For decades, Fuhrmann Boulevard was difficult to access, hard to navigate as a one-way road and in seriously deteriorating condition. When the conversion of Fuhrmann Boulevard was first proposed, it consisted of asphalt with very little landscaping or public-friendly features. In 2007, as discussions about reconstruction of Fuhrmann Boulevard progressed, Higgins and the New York State Department of Transportation formed a volunteer landscape advisory committee responsible for the development of improvements to the infrastructure project to enhance the final design for the waterfront parkway.

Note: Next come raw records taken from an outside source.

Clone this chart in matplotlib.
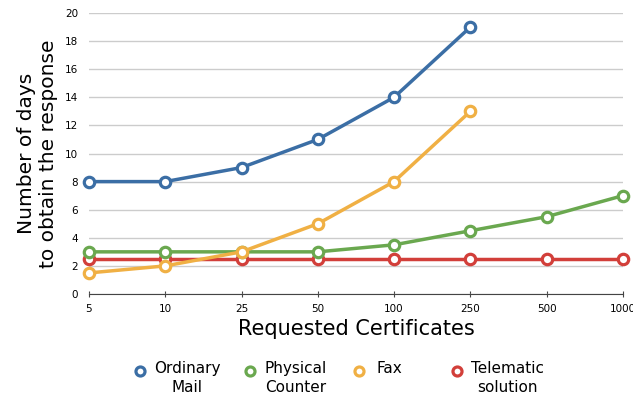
import matplotlib.pyplot as plt
from matplotlib.lines import Line2D

categories = ['5', '10', '25', '50', '100', '250', '500', '1000']
ordinaryMail = [8, 8, 9, 11, 14, 19]
physicalCounter = [3, 3, 3, 3, 3.5, 4.5, 5.5, 7]
fax = [1.5, 2, 3, 5, 8, 13]
telematic = [2.5, 2.5, 2.5, 2.5, 2.5, 2.5, 2.5, 2.5]

seriesNames = ['Ordinary\nMail', 'Physical\nCounter', 'Fax', 'Telematic\nsolution']
seriesColors = ['#3b6ea5', '#6aa84f', '#f0b044', '#d23f3a']
# draw order: telematic at bottom, then others
drawOrder = [3, 1, 2, 0]
allSeries = [ordinaryMail, physicalCounter, fax, telematic]

W, H = 633, 403
fig = plt.figure(figsize=(W / 100, H / 100), dpi=100)
ax = fig.add_axes([0.1406, 0.2705, 0.8434, 0.6972])

for i in drawOrder:
    vals = allSeries[i]
    ax.plot(range(len(vals)), vals, color=seriesColors[i], lw=2.5,
            marker='o', ms=7.5, mfc='white', mec=seriesColors[i], mew=2.3,
            clip_on=False, zorder=3)

ax.set_xlim(0, len(categories) - 1)
ax.set_ylim(0, 20)
ax.set_yticks(range(0, 21, 2))
ax.set_xticks(range(len(categories)))
ax.set_xticklabels(categories)
ax.tick_params(axis='both', labelsize=7.5)
ax.tick_params(axis='y', length=0, pad=8)
ax.tick_params(axis='x', length=4, color='#444444', direction='inout', pad=5)
ax.grid(axis='y', color='#cccccc', lw=1)
ax.set_axisbelow(True)
for s in ['top', 'right', 'left']:
    ax.spines[s].set_visible(False)
ax.spines['bottom'].set_color('#444444')
ax.spines['bottom'].set_zorder(1)

ax.set_xlabel('Requested Certificates', fontsize=15, labelpad=4)
ax.set_ylabel('Number of days\nto obtain the response', fontsize=14.5, labelpad=5)

# legend drawn by hand: marker + centered two-line label
markerX = [140, 250, 359, 457]
textX = [187, 296, 389, 507]
for mx, tx, name, c in zip(markerX, textX, seriesNames, seriesColors):
    fig.add_artist(Line2D([mx / W], [1 - 371 / H], transform=fig.transFigure,
                          linestyle='', marker='o', ms=6.5, mfc='white',
                          mec=c, mew=2.3))
    fig.text(tx / W, 1 - 361 / H, name, ha='center', va='top', fontsize=11,
             multialignment='center', linespacing=1.3)

fig.savefig('out.png', dpi=100)
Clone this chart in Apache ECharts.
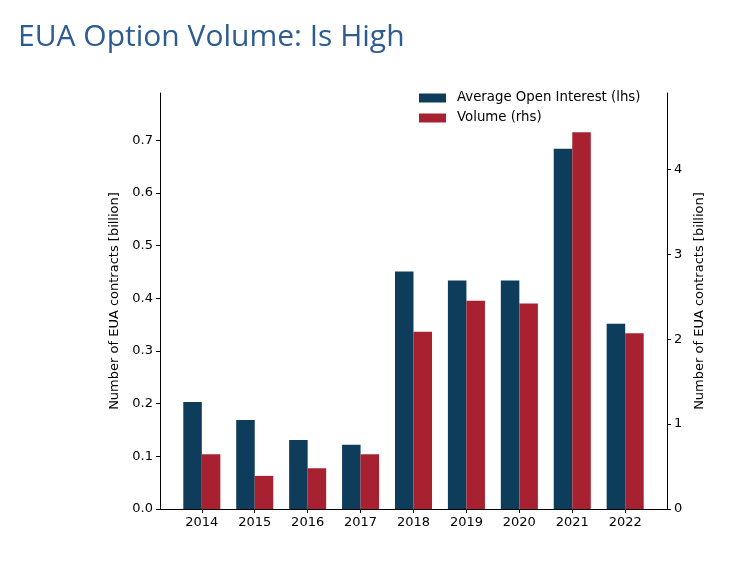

Wallace, who previously served as director of science learning and interpretation, was one of eight experts who served on the committee.
The landscape advisory committee's recommendations for transformation of Fuhrmann Boulevard into the Outer Harbor Parkway included the addition of multiuse trails, street parking and traffic-calming features, landscaping elements, piers on Lake Kirsty at Tifft, a pavilion and boardwalk extension at Gallagher Beach and a direct connection to Tifft Nature Preserve through a direct arching connection along the parkway. The $60-million project (primarily federally funded) was completed in 2010.
Over the past five years, Tifft Nature Preserve has experienced a more than 125 percent increase in program attendance numbers, growing from 6,667 visitors in 2010 to more than 15,060 in 2015. General visitation to the preserve has also increased as the visibility made possible through the Fuhrmann Boulevard project is helping to raise new public awareness about Tifft Nature Preserve and its diverse program offerings.
Wallace said, "The board of directors and staff of Tifft Nature Preserve and Buffalo Museum of Science are indebted to Congressman Higgins and his dedication to the advancements made by the landscape advisory committee. Congressman Higgins' passion for the Outer Harbor has allowed Tifft staff to provide continuity and connectivity for visitors and continue our mission of engaging our community with sustainable environmental practices."
Tifft recently completed a 3,533-square-foot expansion project that includes an extended visitor center and new multiuse space. The preserve is expecting additional growth in attendance following this expansion as well as the increased public interest and activity along the Outer Harbor. Tifft leaders are pursuing additional funding to support future phases of enhancements to the site, which will include: green surface upgrades to the parking lot, signage, walkways, rehabilitation to the east classroom, exterior renovations and upgraded educational exhibits, among other projects.
Once a city landfill, today Tifft Nature Preserve sits as a 264-acre nature refuge adjacent to Lake Erie. The site, which includes five miles of nature trails, boardwalks, fishing, bird and wildlife viewing opportunities, maintains an active public program schedule that includes: discovery camps, family-friendly outings, educational classes, scouting events and guided tours.
Access to Tifft's grounds, located at 1200 Fuhrmann Blvd., is free and open to the public.